Who are these people that influence your customers and how does their influence actually work? This will come into sharper focus, as reaching the influencers gets easier via the social graph and the plethora of technology vendors that make targeting easier. Different influencers will matter at different stages of the marketing funnel too. For example, at the point-of-purchase, friends and family may matter the most in determining what a consumer buys while at the awareness stage key influencers, like those contributors at Dianping.com (a popular Chinese restaurant review and directory website), carry more weight. We’ll also find a way to put a valuation on each consumer’s potential influence for specific product categories. Google and a few others are already taking a crack at defining your influence rank.
- Top-down branding will experience growing importance.

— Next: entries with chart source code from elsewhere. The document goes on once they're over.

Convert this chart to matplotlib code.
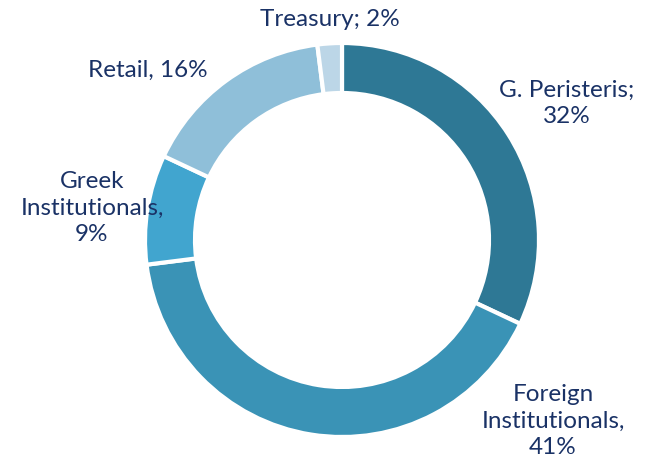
import matplotlib
matplotlib.use('Agg')
import matplotlib.pyplot as plt

# shareholder structure
names = ['G. Peristeris', 'Foreign\nInstitutionals', 'Greek\nInstitutionals', 'Retail', 'Treasury']
shares = [32, 41, 9, 16, 2]
seps = [';\n', ',\n', ',\n', ', ', '; ']
colors = ['#2e7895', '#3a93b6', '#41a5cf', '#8fbfd9', '#bcd6e7']

# label anchors in pixel coords (y from top)
label_xy = [(567, 103), (553, 421), (92, 208), (148, 70), (330, 20)]

W, H = 659, 466
fig = plt.figure(figsize=(W / 100, H / 100), dpi=100)
ax = fig.add_axes([0, 0, 1, 1])

cx, cy, r = 342, H - 240, 197
ax.pie(shares, colors=colors, startangle=90, counterclock=False,
       center=(cx, cy), radius=r, frame=True,
       wedgeprops=dict(width=50, edgecolor='white', linewidth=3))
ax.set_xlim(0, W)
ax.set_ylim(0, H)
ax.axis('off')

for name, val, sep, (x, y) in zip(names, shares, seps, label_xy):
    ax.text(x, H - y, f'{name}{sep}{val}%', ha='center', va='center',
            fontsize=17.5, family='Lato', color='#1a3266', linespacing=1.3)

fig.savefig('out.png', dpi=100)
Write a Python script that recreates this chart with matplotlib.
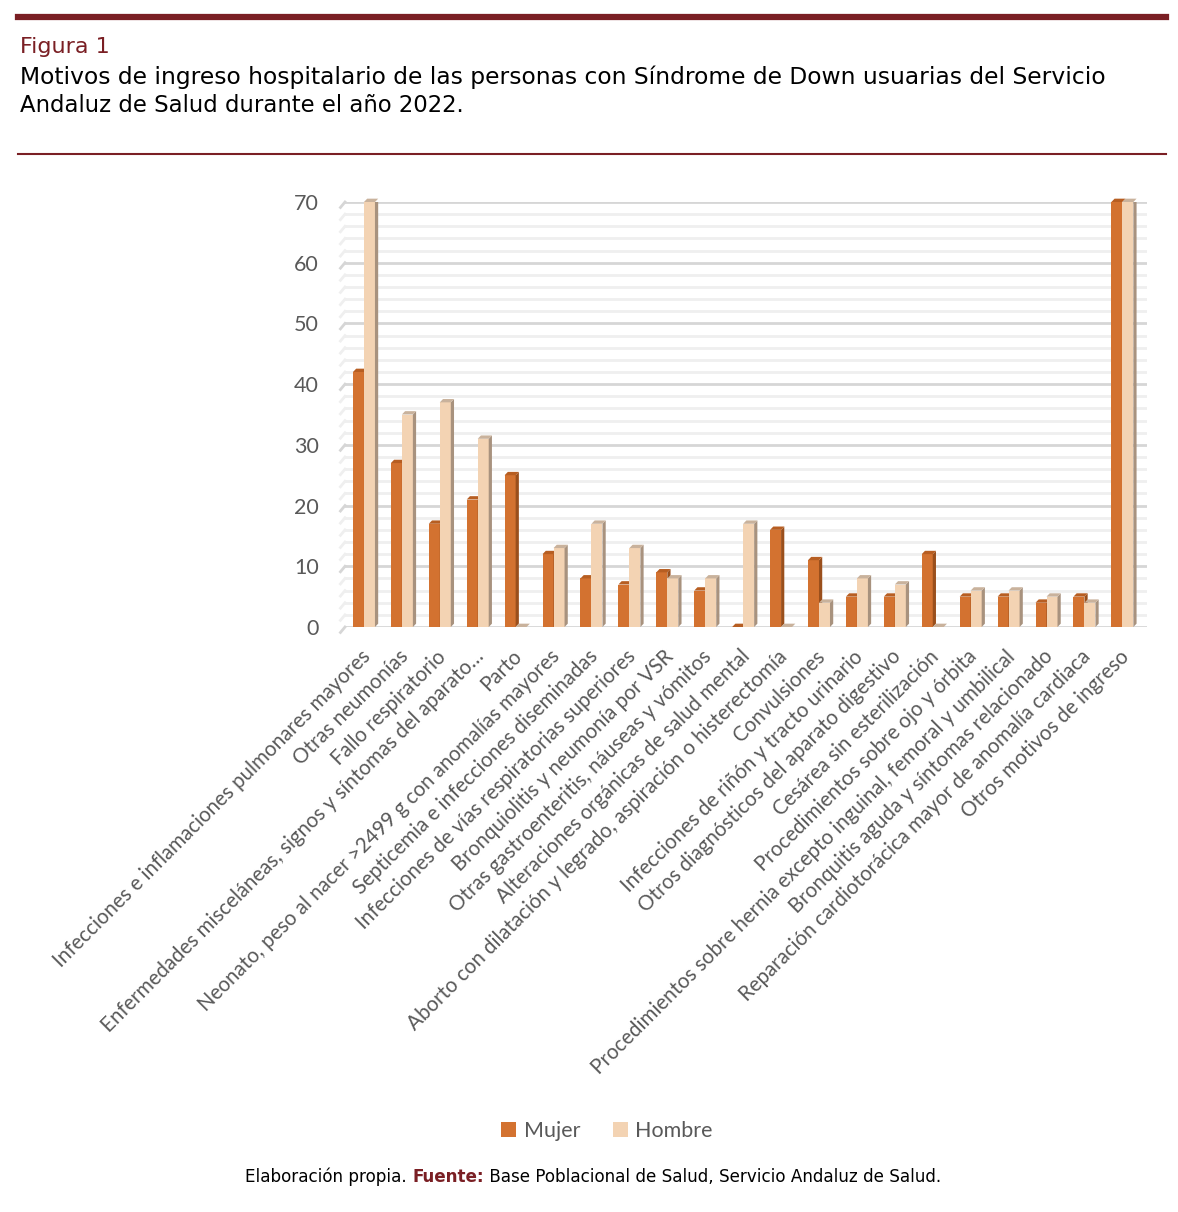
import matplotlib
matplotlib.use("Agg")
import matplotlib.pyplot as plt
from matplotlib.patches import Polygon, Rectangle
from matplotlib.lines import Line2D
import numpy as np

categorias = [
    "Infecciones e inflamaciones pulmonares mayores",
    "Otras neumonías",
    "Fallo respiratorio",
    "Enfermedades misceláneas, signos y síntomas del aparato…",
    "Parto",
    "Neonato, peso al nacer >2499 g con anomalías mayores",
    "Septicemia e infecciones diseminadas",
    "Infecciones de vías respiratorias superiores",
    "Bronquiolitis y neumonía por VSR",
    "Otras gastroenteritis, náuseas y vómitos",
    "Alteraciones orgánicas de salud mental",
    "Aborto con dilatación y legrado, aspiración o histerectomía",
    "Convulsiones",
    "Infecciones de riñón y tracto urinario",
    "Otros diagnósticos del aparato digestivo",
    "Cesárea sin esterilización",
    "Procedimientos sobre ojo y órbita",
    "Procedimientos sobre hernia excepto inguinal, femoral y umbilical",
    "Bronquitis aguda y síntomas relacionado",
    "Reparación cardiotorácica mayor de anomalía cardiaca",
    "Otros motivos de ingreso",
]
mujer = [42, 27, 17, 21, 25, 12, 8, 7, 9, 6, 0, 16, 11, 5, 5, 12, 5, 5, 4, 5, 70]
hombre = [70, 35, 37, 31, 0, 13, 17, 13, 8, 8, 17, 0, 4, 8, 7, 0, 6, 6, 5, 4, 70]
y_ticks = [0, 10, 20, 30, 40, 50, 60, 70]
series_names = ["Mujer", "Hombre"]

C_MUJ = "#D37230"
C_MUJ_SIDE = "#9A4F1C"
C_MUJ_TOP = "#B75E22"
C_HOM = "#F3D3B3"
C_HOM_SIDE = "#A8927E"
C_HOM_TOP = "#C9B29C"
TXT = "#595959"
RED = "#7A1F24"
LATO = ["Lato", "DejaVu Sans"]
COND = ["DejaVu Sans"]

W, H = 1178, 1212
fig = plt.figure(figsize=(W/100, H/100), dpi=100)
fig.canvas.draw()
r = fig.canvas.get_renderer()

def fit_text(xpx, ypx, s, target_w, size0=20, **kw):
    t = fig.text(xpx/W, 1-ypx/H, s, fontsize=size0, va="center", ha="left", **kw)
    bw = t.get_window_extent(r).width
    t.set_fontsize(size0 * target_w / bw)
    return t

# Header rules and title
fig.add_artist(Line2D([18/W, 1166/W], [1-17/H, 1-17/H], color=RED, lw=4.5))
fig.add_artist(Line2D([18/W, 1166/W], [1-154/H, 1-154/H], color=RED, lw=1.5))
fit_text(20, 47, "Figura 1", 90, color=RED, family=COND)
fit_text(20, 77, "Motivos de ingreso hospitalario de las personas con Síndrome de Down usuarias del Servicio",
         1083, color="black", family=COND)
fit_text(20, 106, "Andaluz de Salud durante el año 2022.", 445, color="black", family=COND)

ax = fig.add_axes([345/W, 1-627/H, (1147-345)/W, (627-202)/H])
n = len(categorias)
x = np.arange(n)
w = 0.29
ax.set_xlim(-0.5, n - 0.35)
ax.set_ylim(0, 70)

# gridlines
for v in range(0, 71, 2):
    major = (v % 10 == 0)
    col = "#D6D6D6" if major else "#EFEFEF"
    ax.axhline(v, color=col, lw=2.0, zorder=0)
    ax.plot([-0.62, -0.5], [v - 0.9, v], color=col, lw=2.0, clip_on=False, zorder=0)

dx = 0.085
dy = 0.55

def draw3d(xs, vals, face, side, top):
    bars = ax.bar(xs, vals, width=w, color=face, zorder=3, linewidth=0)
    for b in bars:
        x0 = b.get_x(); x1 = x0 + b.get_width(); h = b.get_height()
        ax.add_patch(Polygon([(x1, 0), (x1 + dx, dy), (x1 + dx, h + dy), (x1, h)],
                             closed=True, facecolor=side, edgecolor="none", zorder=3))
        ax.add_patch(Polygon([(x0, h), (x0 + dx, h + dy), (x1 + dx, h + dy), (x1, h)],
                             closed=True, facecolor=top, edgecolor="none", zorder=3, clip_on=False))
    return bars

draw3d(x - w/2, mujer, C_MUJ, C_MUJ_SIDE, C_MUJ_TOP)
draw3d(x + w/2, hombre, C_HOM, C_HOM_SIDE, C_HOM_TOP)

for s in ax.spines.values():
    s.set_visible(False)
ax.set_yticks(y_ticks)
ax.set_yticklabels([str(t) for t in y_ticks], fontsize=15.5, color=TXT, family=LATO)
ax.tick_params(axis="y", length=0, pad=19)
ax.set_xticks(x - 0.1)
ax.set_xticklabels(categorias, rotation=45, ha="right", rotation_mode="anchor",
                   fontsize=14.8, color=TXT, family=LATO)
ax.tick_params(axis="x", length=0, pad=14)

# legend
handles = [Rectangle((0, 0), 1, 1, facecolor=C_MUJ), Rectangle((0, 0), 1, 1, facecolor=C_HOM)]
fig.legend(handles, series_names, loc="center", bbox_to_anchor=(607/W, 1-1131/H),
           ncol=2, frameon=False, handlelength=0.7, handleheight=0.7, handletextpad=0.35,
           columnspacing=1.5, prop={"family": LATO, "size": 15.5},
           labelcolor=TXT)

# footer
fy = 1177
t1 = "Elaboración propia. "
t2 = "Fuente:"
t3 = " Base Poblacional de Salud, Servicio Andaluz de Salud."
fs = 15
a = fig.text(0, 0, t1, fontsize=fs, family=COND)
b = fig.text(0, 0, t2, fontsize=fs, family=COND, fontweight="bold")
c = fig.text(0, 0, t3, fontsize=fs, family=COND)
tot = sum(tt.get_window_extent(r).width for tt in (a, b, c))
fs2 = fs * 697 / tot
for tt in (a, b, c):
    tt.remove()
xcur = 245
for s_, col, wt in ((t1, "black", "normal"), (t2, RED, "bold"), (t3, "black", "normal")):
    tt = fig.text(xcur/W, 1-fy/H, s_, fontsize=fs2, family=COND, color=col, fontweight=wt,
                  va="center", ha="left")
    xcur += tt.get_window_extent(r).width

fig.savefig("out.png", dpi=100)
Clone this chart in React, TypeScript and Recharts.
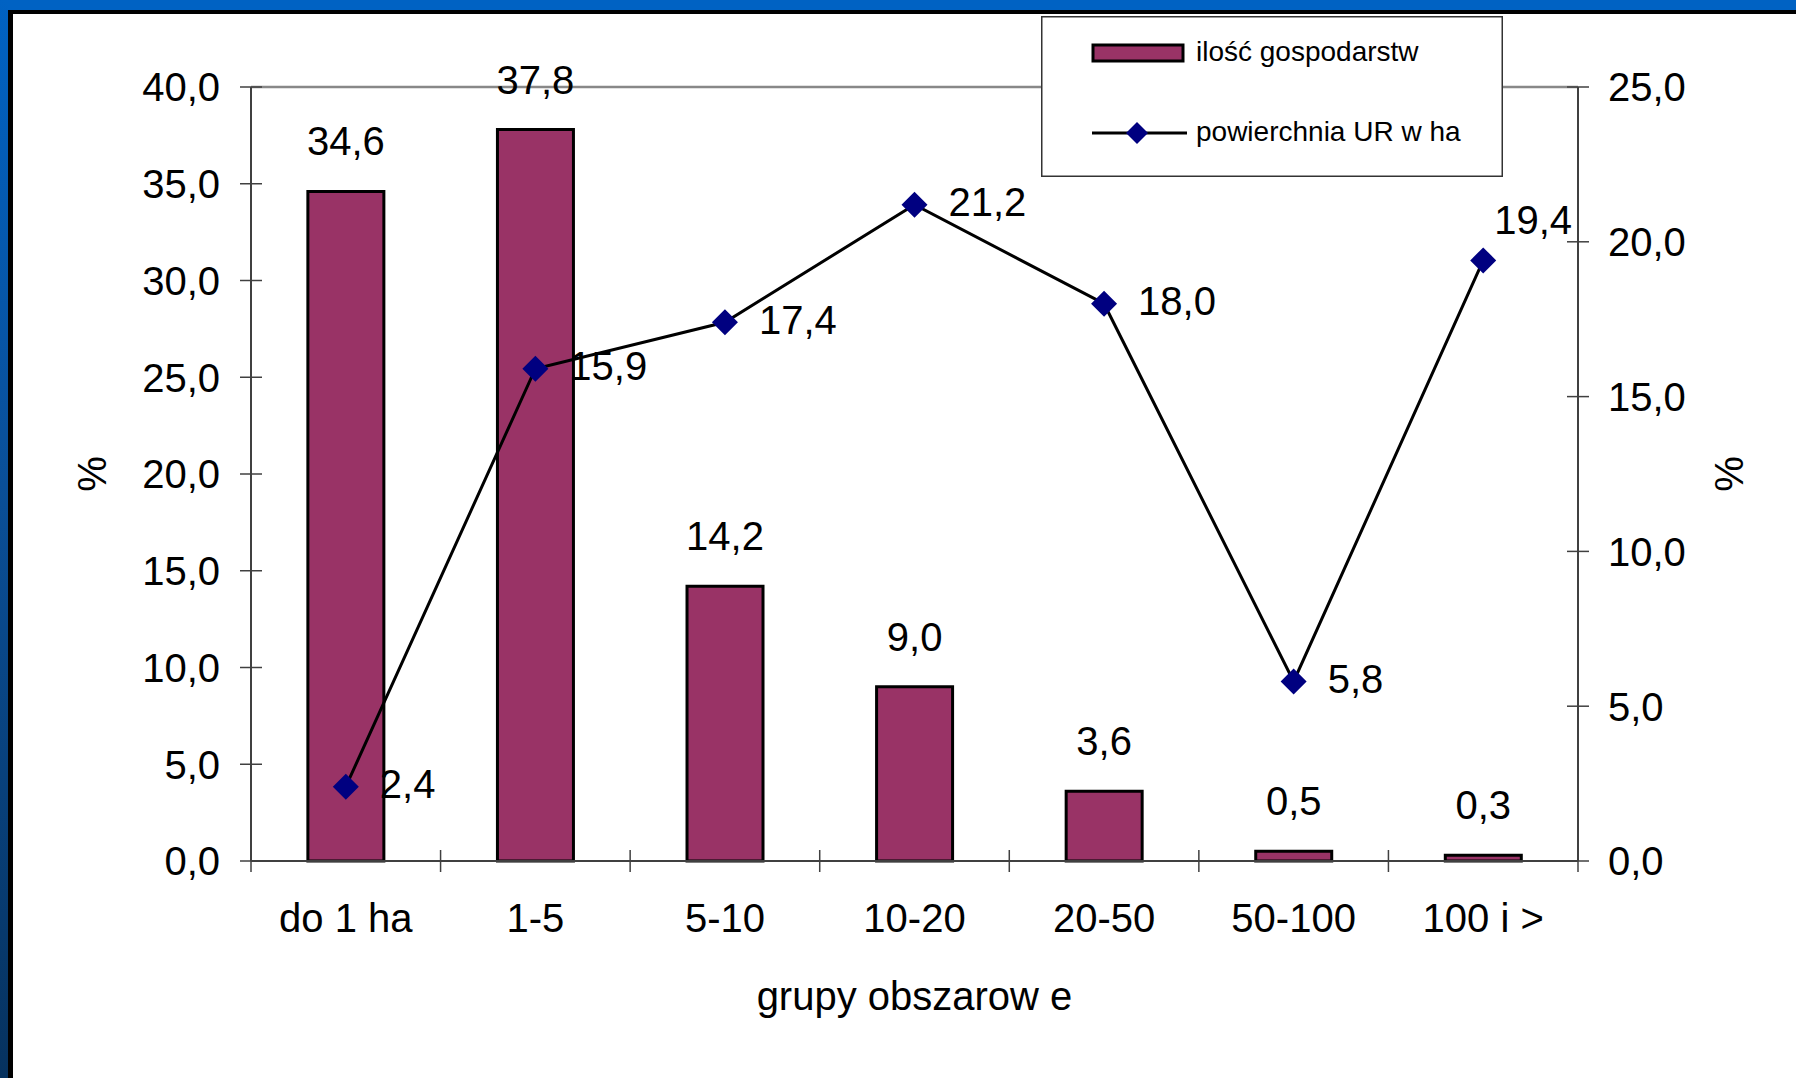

Most brand managers are used to defining their brands in relative isolation of the marketplace — or they do extensive customer research and see it as their job alone to define the brand (or the manifestation of the brand) in different forms. That’s going to change as consumers define brands by the sheer volume of their opinions; they’ll be shaping the brands more than the brands will be shaping them. As a result, in order for them to be remembered, brands will be forced to deliver much stronger value propositions to their customers. Cute advertising won’t be enough as the focus shifts to value exchanges. If you’re a brand manager, you can either fight this or treat it as an opportunity to take your career in a different direction.
- Social advertising will grow up.
We’re all tired of hearing about the failures of advertising on social platforms. Not surprisingly IDC calls advertising on social networks “stillborn,” as it has been plagued by low click-through rates and confusing advertising formats. Although there are many formats, such as so-called app-vertising, hyper targeting and engagement ads, we haven’t found what really works. That will change in 2009 as ad units evolve to work more harmoniously with user behavior on social platforms. Display advertising in the broader Web, too, will become more social, as linking display advertising to forms of social marketing — like blogger outreach, social credits, engagement programs and widgets that let you mix in your own content — become more important. However, there are no guarantees that this will be completely figured out within the course of the year.
- Marketers will organize around Social Influence Marketing™.
In today’s organization, SIM is everyone’s stepchild. It is part public relations, part direct response, part brand marketing, part customer intelligence and part sales support, just to name a few categories. That will change in 2009 as marketing organizations discover the benefits in approaching it holistically. Budgets will be put behind SIM and it will be treated as the third dimension of marketing with its own team, objectives and initiatives. This will also force corporations to rethink how they are organized, including agencies. Niche social media consulting firms will find it harder to compete as SIM goes mainstream.